§ **RAW DATA**
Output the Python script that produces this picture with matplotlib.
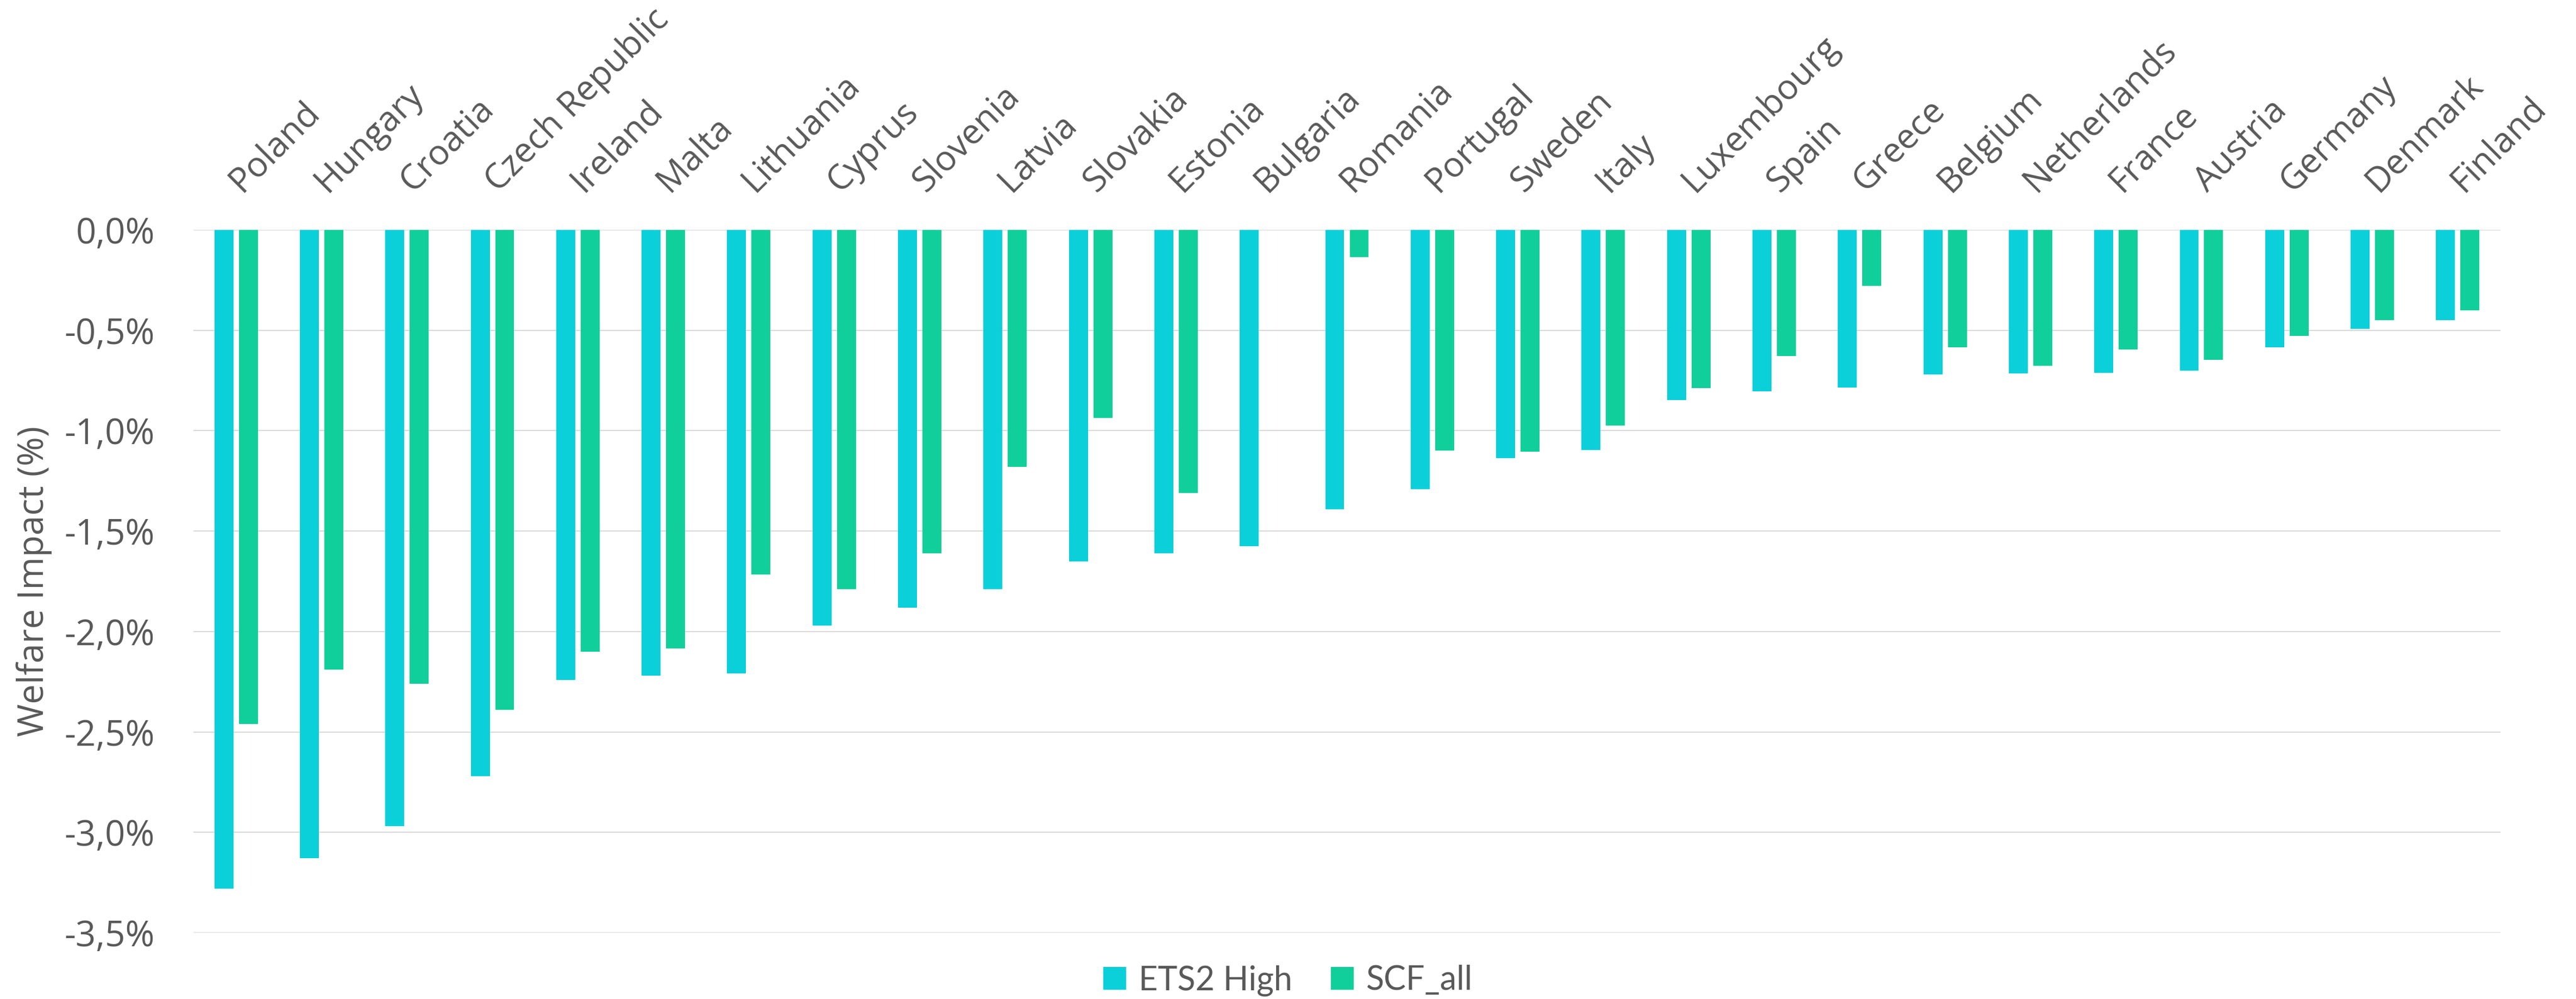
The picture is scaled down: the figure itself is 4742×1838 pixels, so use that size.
import matplotlib
matplotlib.use("Agg")
import matplotlib.pyplot as plt
import matplotlib.transforms as mtransforms
import numpy as np
from matplotlib.ticker import FuncFormatter, MultipleLocator

countries = ["Poland", "Hungary", "Croatia", "Czech Republic", "Ireland", "Malta",
             "Lithuania", "Cyprus", "Slovenia", "Latvia", "Slovakia", "Estonia",
             "Bulgaria", "Romania", "Portugal", "Sweden", "Italy", "Luxembourg",
             "Spain", "Greece", "Belgium", "Netherlands", "France", "Austria",
             "Germany", "Denmark", "Finland"]
ets2_high = [-3.28, -3.13, -2.97, -2.72, -2.24, -2.22, -2.21, -1.97, -1.88, -1.79,
             -1.65, -1.61, -1.576, -1.39, -1.29, -1.136, -1.095, -0.848, -0.804,
             -0.785, -0.72, -0.715, -0.712, -0.70, -0.585, -0.494, -0.449]
scf_all = [-2.46, -2.19, -2.26, -2.39, -2.10, -2.085, -1.715, -1.79, -1.61, -1.18,
           -0.937, -1.31, 0.0, -0.136, -1.10, -1.104, -0.975, -0.788, -0.627,
           -0.278, -0.585, -0.677, -0.595, -0.646, -0.528, -0.449, -0.40]
series_names = ["ETS2 High", "SCF_all"]
colors = ["#0BCFD9", "#11CF9A"]

TXT = "#595959"
FONT = "Open Sans"
plt.rcParams["font.family"] = [FONT, "DejaVu Sans"]

DPI = 100
fig = plt.figure(figsize=(47.42, 18.38), dpi=DPI)
ax = fig.add_axes([356 / 4742, 1 - 1716 / 1838, (4603 - 356) / 4742, (1716 - 423) / 1838])

x = np.arange(len(countries)) + 0.5
w = 0.222
off = 0.143
ax.bar(x - off, ets2_high, width=w, color=colors[0], label=series_names[0], zorder=3)
ax.bar(x + off, scf_all, width=w, color=colors[1], label=series_names[1], zorder=3)

ax.set_xlim(0, len(countries))
ax.set_ylim(-3.5, 0)
ax.yaxis.set_major_locator(MultipleLocator(0.5))
ax.yaxis.set_major_formatter(FuncFormatter(
    lambda v, p: ("%.1f%%" % v).replace(".", ",").replace("-0,0", "0,0")))
ax.grid(axis="y", color="#D9D9D9", linewidth=1.5, zorder=0)
ax.set_axisbelow(True)
for s in ax.spines.values():
    s.set_visible(False)

ax.tick_params(axis="y", length=0, pad=51, labelsize=47, labelcolor=TXT)
ax.set_xticks([])

# rotated category labels above the plot
base = mtransforms.blended_transform_factory(ax.transData, ax.transAxes)
shift = mtransforms.ScaledTranslation(10 / DPI, 68 / DPI, fig.dpi_scale_trans)
for xi, name in zip(x, countries):
    ax.text(xi, 1.0, name, transform=base + shift, rotation=45,
            rotation_mode="anchor", ha="left", va="baseline",
            fontsize=46, color=TXT, fontfamily=FONT, clip_on=False)

ax.set_ylabel("Welfare Impact (%)", fontsize=47, color=TXT, labelpad=16)

leg = fig.legend(loc="center", bbox_to_anchor=(0.5, 1 - 1804 / 1838), ncol=2,
                 frameon=False, prop={"family": "Lato", "size": 44},
                 handlelength=0.69, handleheight=0.69, handletextpad=0.38,
                 columnspacing=1.15, borderaxespad=0, borderpad=0)
for t in leg.get_texts():
    t.set_color(TXT)

fig.savefig("out.png", dpi=DPI)
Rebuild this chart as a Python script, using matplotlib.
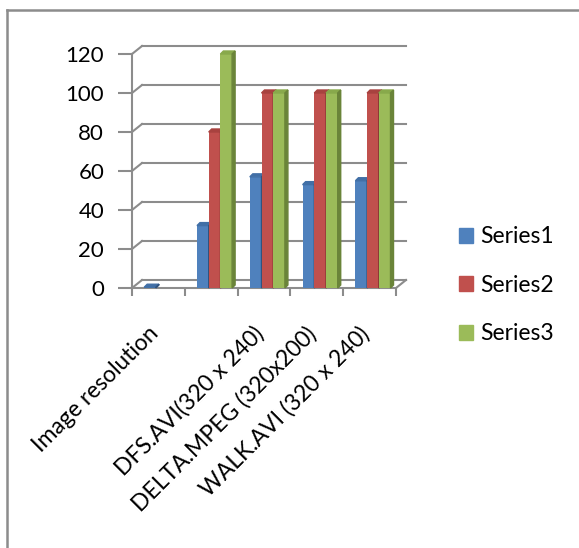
import numpy as np
import matplotlib.pyplot as plt
from matplotlib.patches import Polygon, Patch
from matplotlib.lines import Line2D
from matplotlib.transforms import offset_copy

plt.rcParams['font.family'] = ['Lato', 'DejaVu Sans']

categories = ['Image resolution', '', 'DFS.AVI(320 x 240)',
              'DELTA.MPEG (320x200)', 'WALK.AVI (320 x 240)']
series_names = ['Series1', 'Series2', 'Series3']
series1 = [0.4, 32, 57, 53, 55]
series2 = [np.nan, 80, 100, 100, 100]
series3 = [np.nan, 120, 100, 100, 100]
yticks = [0, 20, 40, 60, 80, 100, 120]

front = ['#4F81BD', '#C0504D', '#9BBB59']
top = ['#416FA6', '#A8423F', '#88A94B']
side = ['#30537F', '#8A3634', '#6A8439']
grid = '#8C8C8C'

W, H = 579, 548
fig = plt.figure(figsize=(W / 100, H / 100), dpi=100)
ax = fig.add_axes([132 / W, (H - 288) / H, 264 / W, 234 / H])
ax.set_xlim(0, len(categories))
ax.set_ylim(0, 120)

# pixels per data unit
ppx = 264 / len(categories)
ppy = 234 / 120

for s in ['top', 'right']:
    ax.spines[s].set_visible(False)
for s in ['left', 'bottom']:
    ax.spines[s].set_color(grid)
    ax.spines[s].set_linewidth(1.5)

ax.set_yticks(yticks)
ax.tick_params(axis='y', length=10, width=1.5, color=grid, pad=10, labelsize=16)
ax.set_xticks(range(len(categories) + 1))
ax.set_xticklabels([])
ax.tick_params(axis='x', length=6, width=1.5, color=grid)

# back wall / side wall gridlines
dx, dy = 10 / ppx, 8 / ppy
n = len(categories)
for v in yticks:
    ax.plot([dx, n + dx], [v + dy, v + dy], color=grid, lw=1.5, clip_on=False, zorder=1)
    ax.plot([0, dx], [v, v + dy], color=grid, lw=1.5, clip_on=False, zorder=1)
ax.plot([n, n + dx], [0, dy], color=grid, lw=1.5, clip_on=False, zorder=1)

# 3d-ish bars
w = 11.7 / ppx
tdx, tdy = 3 / ppx, 3 / ppy
x = np.arange(n) + 0.5
for i, vals in enumerate([series1, series2, series3]):
    xs = x - 0.158 + i * w
    for xc, h in zip(xs, vals):
        if np.isnan(h):
            continue
        x0 = xc - w / 2
        x1 = xc + w / 2
        ax.bar(xc, h, width=w, color=front[i], zorder=3, clip_on=False)
        ax.add_patch(Polygon([(x0, h), (x1, h), (x1 + tdx, h + tdy), (x0 + tdx, h + tdy)],
                             closed=True, color=top[i], zorder=3, clip_on=False))
        ax.add_patch(Polygon([(x1, 0), (x1 + tdx, tdy), (x1 + tdx, h + tdy), (x1, h)],
                             closed=True, color=side[i], zorder=3, clip_on=False))

# category labels
lab_tr = offset_copy(ax.transData, fig=fig, x=-11, y=-35, units='dots')
for xc, lab in zip(x, categories):
    ax.text(xc, 0, lab, transform=lab_tr, rotation=45, rotation_mode='anchor',
            ha='right', va='top', fontsize=16.5)

handles = [Patch(color=c) for c in front]
fig.legend(handles, series_names, loc='upper left',
           bbox_to_anchor=(450 / W, 1 - 217 / H), frameon=False, fontsize=16.5,
           handlelength=0.62, handleheight=0.62, handletextpad=0.3,
           labelspacing=1.2, borderaxespad=0)

# outer frame (left and top edges)
fig.add_artist(Line2D([7 / W, 7 / W], [0, 1 - 10 / H], color=grid, lw=1.8))
fig.add_artist(Line2D([7 / W, 1], [1 - 10 / H, 1 - 10 / H], color=grid, lw=1.8))

fig.savefig('out.png', dpi=100)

§ **WRITTEN PROBLEM**
Transcribe all of the entries word for word, but skip any pictures they contain.

§ **SOLVED PROBLEM**
Output the Python script that produces this picture with matplotlib.
The picture is scaled down: the figure itself is 4742×1838 pixels, so use that size.
import matplotlib
matplotlib.use("Agg")
import matplotlib.pyplot as plt
import matplotlib.transforms as mtransforms
import numpy as np
from matplotlib.ticker import FuncFormatter, MultipleLocator

countries = ["Poland", "Hungary", "Croatia", "Czech Republic", "Ireland", "Malta",
             "Lithuania", "Cyprus", "Slovenia", "Latvia", "Slovakia", "Estonia",
             "Bulgaria", "Romania", "Portugal", "Sweden", "Italy", "Luxembourg",
             "Spain", "Greece", "Belgium", "Netherlands", "France", "Austria",
             "Germany", "Denmark", "Finland"]
ets2_high = [-3.28, -3.13, -2.97, -2.72, -2.24, -2.22, -2.21, -1.97, -1.88, -1.79,
             -1.65, -1.61, -1.576, -1.39, -1.29, -1.136, -1.095, -0.848, -0.804,
             -0.785, -0.72, -0.715, -0.712, -0.70, -0.585, -0.494, -0.449]
scf_all = [-2.46, -2.19, -2.26, -2.39, -2.10, -2.085, -1.715, -1.79, -1.61, -1.18,
           -0.937, -1.31, 0.0, -0.136, -1.10, -1.104, -0.975, -0.788, -0.627,
           -0.278, -0.585, -0.677, -0.595, -0.646, -0.528, -0.449, -0.40]
series_names = ["ETS2 High", "SCF_all"]
colors = ["#0BCFD9", "#11CF9A"]

TXT = "#595959"
FONT = "Open Sans"
plt.rcParams["font.family"] = [FONT, "DejaVu Sans"]

DPI = 100
fig = plt.figure(figsize=(47.42, 18.38), dpi=DPI)
ax = fig.add_axes([356 / 4742, 1 - 1716 / 1838, (4603 - 356) / 4742, (1716 - 423) / 1838])

x = np.arange(len(countries)) + 0.5
w = 0.222
off = 0.143
ax.bar(x - off, ets2_high, width=w, color=colors[0], label=series_names[0], zorder=3)
ax.bar(x + off, scf_all, width=w, color=colors[1], label=series_names[1], zorder=3)

ax.set_xlim(0, len(countries))
ax.set_ylim(-3.5, 0)
ax.yaxis.set_major_locator(MultipleLocator(0.5))
ax.yaxis.set_major_formatter(FuncFormatter(
    lambda v, p: ("%.1f%%" % v).replace(".", ",").replace("-0,0", "0,0")))
ax.grid(axis="y", color="#D9D9D9", linewidth=1.5, zorder=0)
ax.set_axisbelow(True)
for s in ax.spines.values():
    s.set_visible(False)

ax.tick_params(axis="y", length=0, pad=51, labelsize=47, labelcolor=TXT)
ax.set_xticks([])

# rotated category labels above the plot
base = mtransforms.blended_transform_factory(ax.transData, ax.transAxes)
shift = mtransforms.ScaledTranslation(10 / DPI, 68 / DPI, fig.dpi_scale_trans)
for xi, name in zip(x, countries):
    ax.text(xi, 1.0, name, transform=base + shift, rotation=45,
            rotation_mode="anchor", ha="left", va="baseline",
            fontsize=46, color=TXT, fontfamily=FONT, clip_on=False)

ax.set_ylabel("Welfare Impact (%)", fontsize=47, color=TXT, labelpad=16)

leg = fig.legend(loc="center", bbox_to_anchor=(0.5, 1 - 1804 / 1838), ncol=2,
                 frameon=False, prop={"family": "Lato", "size": 44},
                 handlelength=0.69, handleheight=0.69, handletextpad=0.38,
                 columnspacing=1.15, borderaxespad=0, borderpad=0)
for t in leg.get_texts():
    t.set_color(TXT)

fig.savefig("out.png", dpi=DPI)
Rebuild this chart as a Python script, using matplotlib.
import numpy as np
import matplotlib.pyplot as plt
from matplotlib.patches import Polygon, Patch
from matplotlib.lines import Line2D
from matplotlib.transforms import offset_copy

plt.rcParams['font.family'] = ['Lato', 'DejaVu Sans']

categories = ['Image resolution', '', 'DFS.AVI(320 x 240)',
              'DELTA.MPEG (320x200)', 'WALK.AVI (320 x 240)']
series_names = ['Series1', 'Series2', 'Series3']
series1 = [0.4, 32, 57, 53, 55]
series2 = [np.nan, 80, 100, 100, 100]
series3 = [np.nan, 120, 100, 100, 100]
yticks = [0, 20, 40, 60, 80, 100, 120]

front = ['#4F81BD', '#C0504D', '#9BBB59']
top = ['#416FA6', '#A8423F', '#88A94B']
side = ['#30537F', '#8A3634', '#6A8439']
grid = '#8C8C8C'

W, H = 579, 548
fig = plt.figure(figsize=(W / 100, H / 100), dpi=100)
ax = fig.add_axes([132 / W, (H - 288) / H, 264 / W, 234 / H])
ax.set_xlim(0, len(categories))
ax.set_ylim(0, 120)

# pixels per data unit
ppx = 264 / len(categories)
ppy = 234 / 120

for s in ['top', 'right']:
    ax.spines[s].set_visible(False)
for s in ['left', 'bottom']:
    ax.spines[s].set_color(grid)
    ax.spines[s].set_linewidth(1.5)

ax.set_yticks(yticks)
ax.tick_params(axis='y', length=10, width=1.5, color=grid, pad=10, labelsize=16)
ax.set_xticks(range(len(categories) + 1))
ax.set_xticklabels([])
ax.tick_params(axis='x', length=6, width=1.5, color=grid)

# back wall / side wall gridlines
dx, dy = 10 / ppx, 8 / ppy
n = len(categories)
for v in yticks:
    ax.plot([dx, n + dx], [v + dy, v + dy], color=grid, lw=1.5, clip_on=False, zorder=1)
    ax.plot([0, dx], [v, v + dy], color=grid, lw=1.5, clip_on=False, zorder=1)
ax.plot([n, n + dx], [0, dy], color=grid, lw=1.5, clip_on=False, zorder=1)

# 3d-ish bars
w = 11.7 / ppx
tdx, tdy = 3 / ppx, 3 / ppy
x = np.arange(n) + 0.5
for i, vals in enumerate([series1, series2, series3]):
    xs = x - 0.158 + i * w
    for xc, h in zip(xs, vals):
        if np.isnan(h):
            continue
        x0 = xc - w / 2
        x1 = xc + w / 2
        ax.bar(xc, h, width=w, color=front[i], zorder=3, clip_on=False)
        ax.add_patch(Polygon([(x0, h), (x1, h), (x1 + tdx, h + tdy), (x0 + tdx, h + tdy)],
                             closed=True, color=top[i], zorder=3, clip_on=False))
        ax.add_patch(Polygon([(x1, 0), (x1 + tdx, tdy), (x1 + tdx, h + tdy), (x1, h)],
                             closed=True, color=side[i], zorder=3, clip_on=False))

# category labels
lab_tr = offset_copy(ax.transData, fig=fig, x=-11, y=-35, units='dots')
for xc, lab in zip(x, categories):
    ax.text(xc, 0, lab, transform=lab_tr, rotation=45, rotation_mode='anchor',
            ha='right', va='top', fontsize=16.5)

handles = [Patch(color=c) for c in front]
fig.legend(handles, series_names, loc='upper left',
           bbox_to_anchor=(450 / W, 1 - 217 / H), frameon=False, fontsize=16.5,
           handlelength=0.62, handleheight=0.62, handletextpad=0.3,
           labelspacing=1.2, borderaxespad=0)

# outer frame (left and top edges)
fig.add_artist(Line2D([7 / W, 7 / W], [0, 1 - 10 / H], color=grid, lw=1.8))
fig.add_artist(Line2D([7 / W, 1], [1 - 10 / H, 1 - 10 / H], color=grid, lw=1.8))

fig.savefig('out.png', dpi=100)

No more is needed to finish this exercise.